Questa percentuale, relativa al 2011, è pari al doppio rispetto alle altre grandi nazioni dell’Unione come Regno Unito, Francia e Germania.
Nonostante le rassicurazioni del governo sui miglioramenti della nostra economia, appaiono quindi critiche le condizioni di vita di una fetta considerevole della popolazione.
Il commissario alla sanità Tonio Borg ha pubblicato una relazione dedicata alle disuguaglianze in materia di salute tra gli Stati membri che evidenzia come i fattori socioeconomici contribuiscono a determinare le disuguaglianze: vanno dal livello del reddito al tasso di disoccupazione al livello di istruzione di una popolazione, a cui si aggiungono fattori di rischio come il tabagismo e l’obesità .
Sul fronte sanitario, nonostante le difficoltà economiche, l’Italia esce a testa alta dalla relazione di Bruxelles. I dati parlano da soli. L’Italia in 10 anni è riuscita a ridurre ulteriormente — rispetto a Francia, Germania e Regno Unito — la mortalità infantile, portandola da una media nel 2001 di 4,4 decessi per mille nati vivi, a 3,2 nel 2011.
Calo che pure si registra a livello europeo dove nello stesso periodo si è passati in media da 5,7 a 3,9 decessi.
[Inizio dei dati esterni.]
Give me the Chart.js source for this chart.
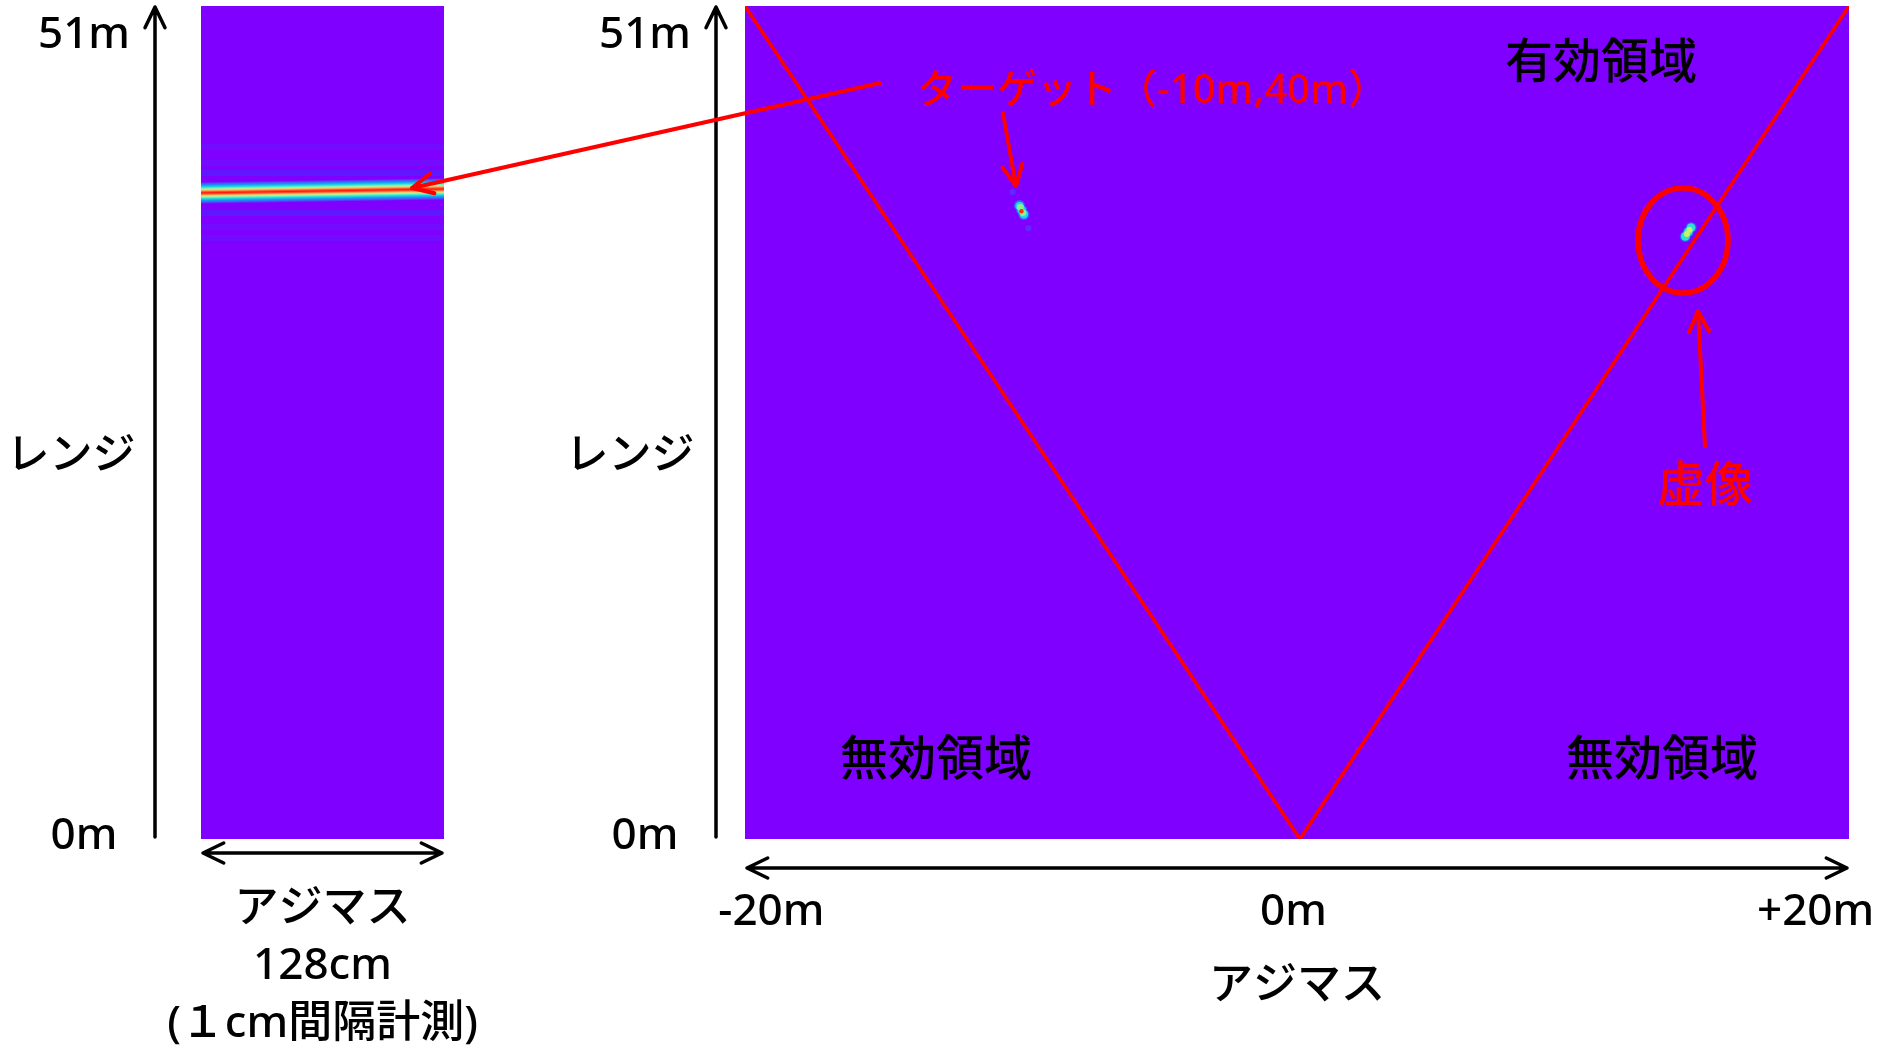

Incoraggiante è anche la situazione in Europa che, secondo le conclusioni di Bruxelles, continua a fare passi avanti nella lotta alle disuguaglianze in materia di salute.
Infatti, oltre alla diminuzione della mortalità infantile si riduce tra gli Stati membri anche la differenza sulla speranza di vita dei loro cittadini.
Differenza che purtroppo resta ancora elevata. Un solo esempio: nel 2011 la Lituania ha registrato un tasso di mortalità maschile sotto i 65 anni tre volte più elevato di quello dell’Italia, che si pone al secondo posto nell’Ue dopo la Svezia per minor numero di decessi. Borg non ha dubbi: “colmare le disuguaglianze sanitarie in Europa deve rimanere una priorità a tutti i livelli”.